The conservative truth here, which its propagandists harp on at liberals' expense, is that if enough free individuals are going to rise above their narrower interests at times and "find themselves" more fully by giving to the whole, their inclination to do that will have to be nurtured intensely somehow, not by the state – or, heaven help us, a state religion – but by "family, friendship, neighborhood, or just face-to-face contact."
But the liberal side of the paradox reminds us that, no matter what autonomous individuals do in private, a republic has to induce and equip them defend their private preferences through reasoned arguments and bargaining that address the needs of others who may disagree but still want the republic to cohere.
Alexander Hamilton sketched the stakes that define this country when he wrote that history seemed to have destined Americans, "by their conduct and example, to decide the important question, whether societies of men are really capable or not of establishing good government from reflection and choice, or whether they are forever destined to depend for their political constitutions on accident and force."
How might the worst happen? "History does not more clearly point out any fact than this, that nations which have lapsed from liberty, to a state of slavish subjection, have been brought to this unhappy condition, by gradual paces," wrote Founder Richard Henry Lee. Hence Ben Franklin's answer in 1787 to a bystander outside Independence Hall who asked what kind of government was being formed: "A republic, if you can keep it." Unreason and impulse are the default logics of human history; republican freedom is a fragile, if world-historical gain. It requires cultivation and nurture.
Al Gore's argument in "The Assault on Reason" is that we are being brought gently into something less by sound-bite savants like David Brooks, who argue that the cornucopia of consumption is liberating. Gore argues that radio and television, owned as they are by conglomerates driven to emphasize entertainment and diversion over reason, have weakened the citizenry and strengthened the sophists. He hopes that Internet interactivity will keep the big guys from cornering the marketplace of ideas.
And, yes, he is more than a bit wishful in saying this. Just how wishful Gore is depends on Americans who are determined to be free, not brought low "by gradual paces" with the help of soothsayers like Bush and Brooks, who tell them they're free while serving powers that are encroaching on their freedom.
John Adams wasn't blaming only government when he warned that, "[w]hen the people give way, their deceivers, betrayers, and destroyers press upon them so fast, that there is no resisting afterwards. The nature of the encroachment upon the American Constitution is such as to grow every day more and more encroaching. … The people grow less steady, spirited, and virtuous, the seekers more numerous and more corrupt, and every day increases the circles of their dependants and expectants, until virtue, integrity, public spirit, simplicity, and frugality become the objects of ridicule and scorn, and vanity, luxury, foppery, selfishness, meanness, and downright venality swallow up the whole society."
The point was that you don't strengthen freedom by handing the people over from their elected officials to their paymasters; the polity has to remain sovereign over the economy.
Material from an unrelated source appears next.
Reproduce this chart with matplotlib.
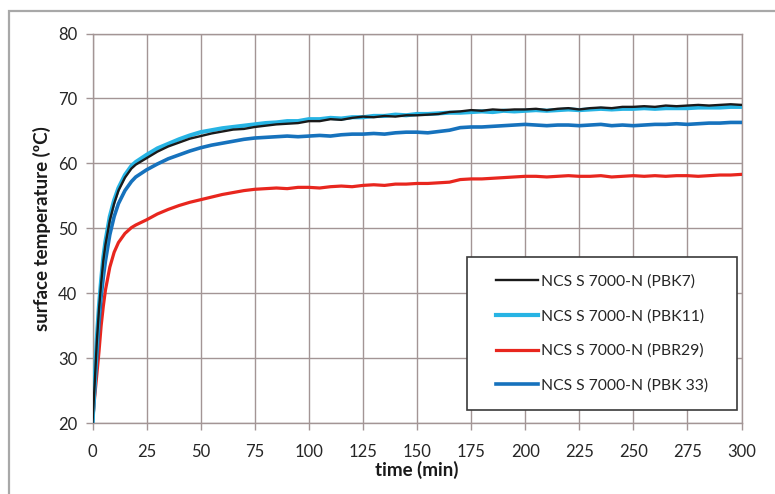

What does this mean, exactly? The liberal state empowers corporate entities and investors who can tyrannize and degrade people in daily life, even if not ostensibly in public politics (although it doesn't take them long to invade the latter, as well.)
Gore avoids a dramatic answer, although he does slam "corporate consolidation and control" of the electronic media (including, he warns, the Internet). This makes him a fat target for the Brookses, but Gore is defending the same Lockean, entrepreneurial capitalism conservatives champion under the name of "free markets." He's challenging them to admit that vast economic engines, bought and sold anomically at the click of a broker's mouse, have few of the entrepreneur's virtues, and less of the ordinary citizen's regard for a republic in which we sometimes transcend our own private interests.
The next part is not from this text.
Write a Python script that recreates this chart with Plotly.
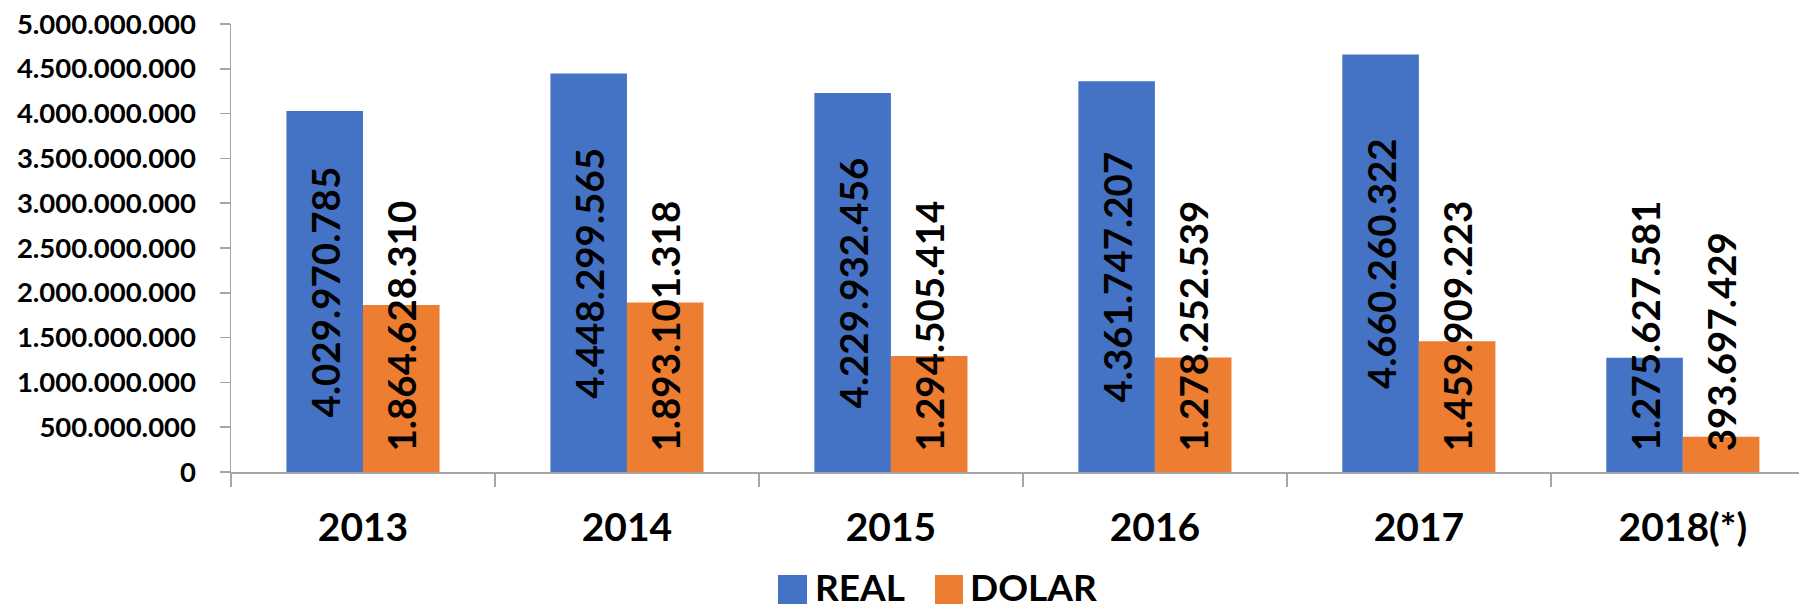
import plotly.graph_objects as go

categories = ["2013", "2014", "2015", "2016", "2017", "2018(*)"]
real_values = [4029970785, 4448299565, 4229932456, 4361747207, 4660260322, 1275627581]
dolar_values = [1864628310, 1893101318, 1294505414, 1278252539, 1459909223, 393697429]
y_tick_vals = [0, 500000000, 1000000000, 1500000000, 2000000000, 2500000000,
               3000000000, 3500000000, 4000000000, 4500000000, 5000000000]

BLUE = "#4472C4"
ORANGE = "#ED7D31"
AXIS = "#A6A6A6"
FONT = "Lato"

W, H = 1799, 612
M_L, M_R, M_T, M_B = 231, 0, 24, 140
Y_MAX = 5000000000
plot_h = H - M_T - M_B
plot_w = W - M_L - M_R
px_per_unit = plot_h / Y_MAX


def fmt(v):
    return f"{v:,}".replace(",", ".")


def px_x(px):
    return (px - M_L) / plot_w


def px_y(py):
    return (H - M_B - py) / plot_h


fig = go.Figure()
fig.add_trace(go.Bar(name="REAL", x=categories, y=real_values,
                     marker=dict(color=BLUE, line=dict(width=0))))
fig.add_trace(go.Bar(name="DOLAR", x=categories, y=dolar_values,
                     marker=dict(color=ORANGE, line=dict(width=0))))

annotations = []
label_font = dict(family=FONT, size=38.5, color="#000000", weight="bold")
bar_half = 38
min_bottom_px = 19
for series, shift in ((real_values, -bar_half), (dolar_values, bar_half)):
    for idx, v in enumerate(series):
        txt = fmt(v)
        est_len = 18.5 * sum(1 for c in txt if c.isdigit()) + 8.5 * txt.count(".")
        center_px = v * px_per_unit / 2
        if center_px - est_len / 2 < min_bottom_px:
            annotations.append(dict(x=idx, y=0, xref="x", yref="y", text=txt,
                                    textangle=-90, showarrow=False, xanchor="center",
                                    yanchor="bottom", xshift=shift, yshift=min_bottom_px,
                                    font=label_font))
        else:
            annotations.append(dict(x=idx, y=v / 2, xref="x", yref="y", text=txt,
                                    textangle=-90, showarrow=False, xanchor="center",
                                    yanchor="middle", xshift=shift,
                                    font=label_font))

# manual legend (large square swatches)
legend_font = dict(family=FONT, size=37, color="#000000", weight="bold")
shapes = [
    dict(type="rect", xref="paper", yref="paper",
         x0=px_x(778), x1=px_x(807), y0=px_y(604), y1=px_y(575),
         fillcolor=BLUE, line=dict(width=0)),
    dict(type="rect", xref="paper", yref="paper",
         x0=px_x(935), x1=px_x(963), y0=px_y(604), y1=px_y(575),
         fillcolor=ORANGE, line=dict(width=0)),
]
annotations.append(dict(text="REAL", xref="paper", yref="paper",
                        x=px_x(813), y=px_y(611), xanchor="left", yanchor="bottom",
                        showarrow=False, font=legend_font))
annotations.append(dict(text="DOLAR", xref="paper", yref="paper",
                        x=px_x(968), y=px_y(611), xanchor="left", yanchor="bottom",
                        showarrow=False, font=legend_font))

fig.update_layout(
    width=W, height=H,
    margin=dict(l=M_L, r=M_R, t=M_T, b=M_B, pad=0),
    paper_bgcolor="white", plot_bgcolor="white",
    barmode="group", bargap=0.42, bargroupgap=0,
    separators=",.",
    showlegend=False,
    annotations=annotations,
    shapes=shapes,
    font=dict(family=FONT, color="#000000"),
)
fig.update_xaxes(
    type="category", range=[-0.5, 5.44], automargin=False,
    showline=True, linecolor=AXIS, linewidth=1.5,
    ticks="outside", tickson="boundaries", ticklen=13, tickcolor=AXIS, tickwidth=1.5,
    tickfont=dict(family=FONT, size=39, color="#000000", weight="bold"),
    ticklabelstandoff=21,
    showgrid=False, zeroline=False,
)
fig.update_yaxes(
    range=[0, Y_MAX], tickvals=y_tick_vals, automargin=False,
    ticktext=[fmt(v) for v in y_tick_vals],
    showline=True, linecolor=AXIS, linewidth=1.5,
    ticks="outside", ticklen=10, tickcolor=AXIS, tickwidth=1.5,
    tickfont=dict(family=FONT, size=27.5, color="#000000", weight="bold"),
    ticklabelstandoff=18,
    showgrid=False, zeroline=False,
)

fig.write_html(
    "out.html",
    config={"displayModeBar": False, "staticPlot": True},
    post_script="document.body.style.margin='0';document.body.style.overflow='hidden';",
)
The Republican conservative strategy, and David Brooks' very modus operandus as a columnist, was sketched very well in Thucydides' account of the Mytilene debate, during which Diotodus convinces Athenians not to fall for the smears which vulcan orators like Brooks lay on candidates like Kerry and Gore. Diodotus warns Athenians not to trust a speaker who,
knowing that he cannot make a good speech in a bad cause, … tries to frighten his opponents and his hearers by some good-sized pieces of misrepresentation. … The good citizen, instead of trying to terrify the opposition, ought to prove his case in fair argument. And… when a man's advice is not taken, he should not even be disgraced, far less penalized. [If instead the losing candidate is treated respectfully, even when his advice is rejected,] speakers will be less likely to pursue further honors by speaking against their own convictions in order to make themselves popular; and unsuccessful speakers, too, will not struggle to win over the people by the same acts of flattery….
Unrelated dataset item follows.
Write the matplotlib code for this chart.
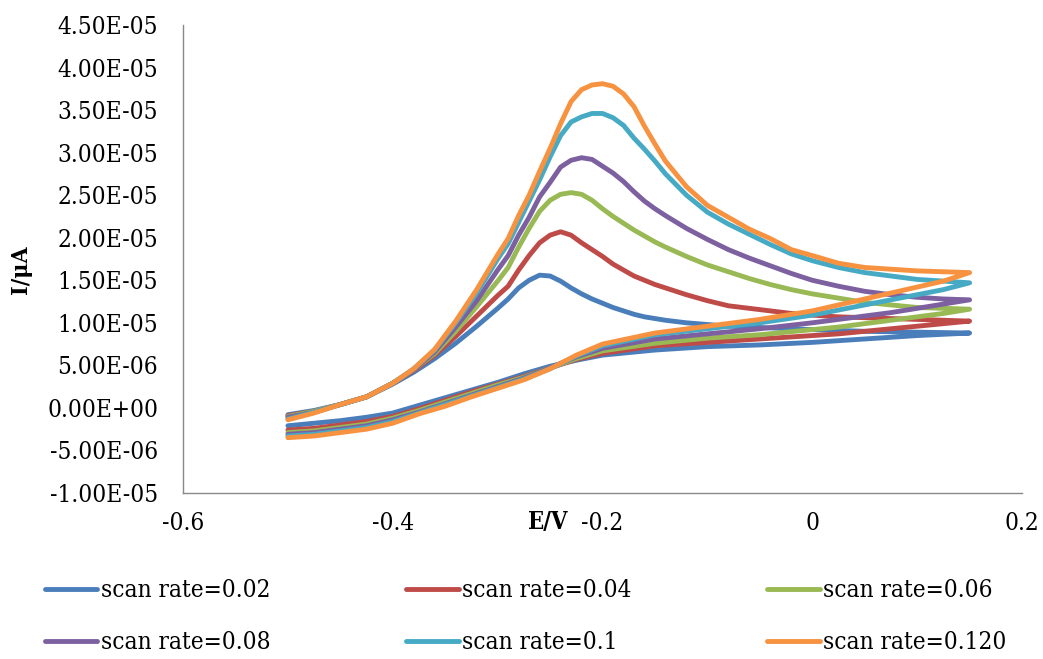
import matplotlib
matplotlib.use('Agg')
import matplotlib.pyplot as plt
from matplotlib.ticker import FuncFormatter, MultipleLocator

# potential on the forward (anodic) sweep and on the return sweep, V
e_forward = [-0.50, -0.475, -0.45, -0.425, -0.40, -0.38, -0.36, -0.34, -0.32, -0.30,
             -0.29, -0.28, -0.27, -0.26, -0.25, -0.24, -0.23, -0.22, -0.21, -0.20,
             -0.19, -0.18, -0.17, -0.16, -0.15, -0.14, -0.12, -0.10, -0.08, -0.06,
             -0.04, -0.02, 0.00, 0.025, 0.05, 0.075, 0.10, 0.125, 0.15]
e_back = [0.15, 0.125, 0.10, 0.075, 0.05, 0.025, 0.00, -0.05, -0.10, -0.15, -0.20,
          -0.225, -0.25, -0.275, -0.30, -0.325, -0.35, -0.375, -0.40, -0.425, -0.45,
          -0.475, -0.50]

labels = ['scan rate=0.02', 'scan rate=0.04', 'scan rate=0.06',
          'scan rate=0.08', 'scan rate=0.1', 'scan rate=0.120']
colors = ['#4A7EBB', '#BE4B48', '#98B954', '#7D60A0', '#46AAC5', '#F69240']

# currents in units of 1e-6 A
i_fwd_002 = [-0.8, -0.3, 0.4, 1.3, 2.8, 4.2, 5.8, 7.6, 9.6, 11.7, 12.8, 14.1, 15.0, 15.6,
             15.5, 14.9, 14.1, 13.4, 12.8, 12.3, 11.8, 11.4, 11.0, 10.7, 10.5, 10.3, 10.0,
             9.8, 9.6, 9.5, 9.4, 9.3, 9.2, 9.1, 9.0, 8.95, 8.9, 8.85, 8.8]
i_fwd_004 = [-0.9, -0.4, 0.4, 1.3, 2.9, 4.4, 6.2, 8.4, 10.8, 13.2, 14.3, 16.2, 17.9, 19.4,
             20.3, 20.7, 20.3, 19.4, 18.6, 17.8, 16.9, 16.2, 15.5, 15.0, 14.5, 14.1, 13.3,
             12.6, 12.0, 11.7, 11.4, 11.1, 10.9, 10.7, 10.6, 10.5, 10.4, 10.3, 10.2]
i_fwd_006 = [-1.0, -0.4, 0.4, 1.3, 2.9, 4.5, 6.4, 9.0, 11.9, 14.9, 16.5, 18.9, 21.1, 23.1,
             24.4, 25.1, 25.3, 25.1, 24.4, 23.4, 22.5, 21.7, 20.9, 20.2, 19.5, 18.9, 17.8,
             16.8, 16.0, 15.2, 14.5, 13.9, 13.4, 12.9, 12.4, 12.1, 11.8, 11.7, 11.6]
i_fwd_008 = [-1.1, -0.5, 0.4, 1.3, 2.9, 4.5, 6.6, 9.5, 12.6, 16.2, 17.9, 20.3, 22.4, 24.8,
             26.5, 28.3, 29.1, 29.4, 29.2, 28.4, 27.6, 26.6, 25.4, 24.3, 23.4, 22.6, 21.1,
             19.8, 18.6, 17.6, 16.7, 15.8, 15.0, 14.3, 13.7, 13.3, 13.0, 12.8, 12.7]
i_fwd_010 = [-1.3, -0.5, 0.4, 1.3, 2.9, 4.6, 6.8, 10.0, 13.5, 17.5, 19.3, 21.8, 24.3, 26.8,
             29.5, 32.0, 33.6, 34.2, 34.6, 34.6, 34.1, 33.2, 31.7, 30.4, 29.0, 27.5, 25.0,
             23.0, 21.6, 20.4, 19.2, 18.1, 17.3, 16.5, 15.9, 15.5, 15.1, 14.9, 14.7]
i_fwd_012 = [-1.4, -0.6, 0.4, 1.3, 2.9, 4.6, 6.9, 10.2, 13.9, 18.0, 19.9, 22.6, 25.0, 27.8,
             30.5, 33.4, 36.0, 37.4, 37.95, 38.1, 37.8, 36.9, 35.4, 33.1, 31.0, 29.0, 26.0,
             23.8, 22.4, 21.0, 19.9, 18.6, 17.9, 17.0, 16.5, 16.3, 16.1, 16.0, 15.9]

i_back_002 = [8.8, 8.65, 8.5, 8.3, 8.1, 7.9, 7.7, 7.4, 7.2, 6.8, 6.2, 5.6, 4.9, 4.0, 3.0,
              2.1, 1.2, 0.3, -0.6, -1.1, -1.5, -1.8, -2.1]
i_back_004 = [10.2, 9.9, 9.6, 9.3, 9.0, 8.7, 8.5, 8.1, 7.7, 7.3, 6.4, 5.7, 4.7, 3.7, 2.8,
              1.9, 0.9, -0.1, -1.0, -1.6, -2.0, -2.4, -2.6]
i_back_006 = [11.6, 11.1, 10.7, 10.3, 9.9, 9.5, 9.2, 8.6, 8.2, 7.6, 6.7, 5.8, 4.7, 3.6, 2.7,
              1.7, 0.7, -0.3, -1.2, -1.9, -2.3, -2.7, -2.9]
i_back_008 = [12.7, 12.2, 11.7, 11.2, 10.8, 10.4, 10.0, 9.3, 8.7, 8.1, 7.0, 6.0, 4.7, 3.5,
              2.5, 1.5, 0.5, -0.5, -1.4, -2.1, -2.5, -2.9, -3.1]
i_back_010 = [14.7, 13.9, 13.3, 12.7, 12.1, 11.5, 10.9, 10.0, 9.3, 8.6, 7.3, 6.1, 4.6, 3.4,
              2.4, 1.4, 0.4, -0.6, -1.6, -2.3, -2.7, -3.1, -3.3]
i_back_012 = [15.9, 14.9, 14.2, 13.5, 12.8, 12.1, 11.4, 10.4, 9.6, 8.8, 7.5, 6.2, 4.6, 3.3,
              2.3, 1.3, 0.2, -0.7, -1.8, -2.5, -2.9, -3.3, -3.5]

forward = [i_fwd_002, i_fwd_004, i_fwd_006, i_fwd_008, i_fwd_010, i_fwd_012]
back = [i_back_002, i_back_004, i_back_006, i_back_008, i_back_010, i_back_012]

plt.rcParams['font.family'] = ['DejaVu Serif']
plt.rcParams['font.stretch'] = 'condensed'

fig = plt.figure(figsize=(10.43, 6.59), dpi=100)
ax = fig.add_axes([0.1755, 0.2519, 0.8044, 0.7102])

lines = []
for fw, bk, lab, col in zip(forward, back, labels, colors):
    e = e_forward + e_back[1:]
    cur = [v * 1e-6 for v in fw + bk[1:]]
    ln, = ax.plot(e, cur, color=col, lw=3.5, label=lab, solid_capstyle='round',
                  solid_joinstyle='round')
    lines.append(ln)

ax.set_xlim(-0.6, 0.2)
ax.set_ylim(-1e-5, 4.5e-5)
ax.xaxis.set_major_locator(MultipleLocator(0.2))
ax.yaxis.set_major_locator(MultipleLocator(5e-6))
ax.yaxis.set_major_formatter(FuncFormatter(lambda v, p: f'{v:.2E}'))
ax.xaxis.set_major_formatter(FuncFormatter(lambda v, p: '0' if abs(v) < 1e-9 else f'{v:.1f}'))
ax.tick_params(length=0)
ax.tick_params(axis='y', pad=18, labelsize=17.5)
ax.tick_params(axis='x', pad=14, labelsize=17.5)
for s in ['top', 'right']:
    ax.spines[s].set_visible(False)
for s in ['left', 'bottom']:
    ax.spines[s].set_color('#898989')
    ax.spines[s].set_linewidth(1.0)

ax.set_xlabel('E/V', fontsize=17, fontweight='bold')
ax.xaxis.set_label_coords(0.435, -0.036)
ax.set_ylabel('I/μA', fontsize=16.5, fontweight='bold')
ax.yaxis.set_label_coords(-0.18, 0.476)

# legend is filled row by row in the reference
order = [0, 3, 1, 4, 2, 5]
fig.legend([lines[k] for k in order], [labels[k] for k in order],
           loc='center', bbox_to_anchor=(0.504, 0.064), ncol=3, frameon=False,
           prop={'size': 17.5}, handlelength=2.15, handletextpad=0.13,
           columnspacing=5.6, labelspacing=1.2)

fig.savefig('out.png', dpi=100)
[Instead] a state of affairs has been reached where a good proposal honestly put forward is just as suspect as something thoroughly bad, and the result is that just as the speaker who advocates some monstrous measure has to win over the people by deceiving them, so also a man with good advice to give has to tell lies if he expects to be believed. And because of this refinement in intellectuality, the state is put into a unique position; it is only she to whom no one can ever do a good turn openly and without deception. For if one openly performs a patriotic action, the reward for one's pains is to be thought to have made something oneself on the side. ….
Thucydides and other classical authors are big hits with conservative pedagogues whom Brooks has praised for training American youth for war and imperial management. But any honest reading of Thucydides, like any honest reading of Al Gore's humbler book, would confront today's Republicans and their apologists with a mirror of their own betrayal of the American republic. Brooks knows this. Lately he has made gestures in the direction of a political makeover, praising Obama's deliberative mind. (Three years ago, he'd have called it "sculpted marshmallow.") But the specter of a revived Al Gore prompts a certain desperation (and perhaps guilt) that drives Brooks and other Republicans back to old habits and fears. If Obama looks better to them by comparison, that's only a fringe benefit, but let's take it.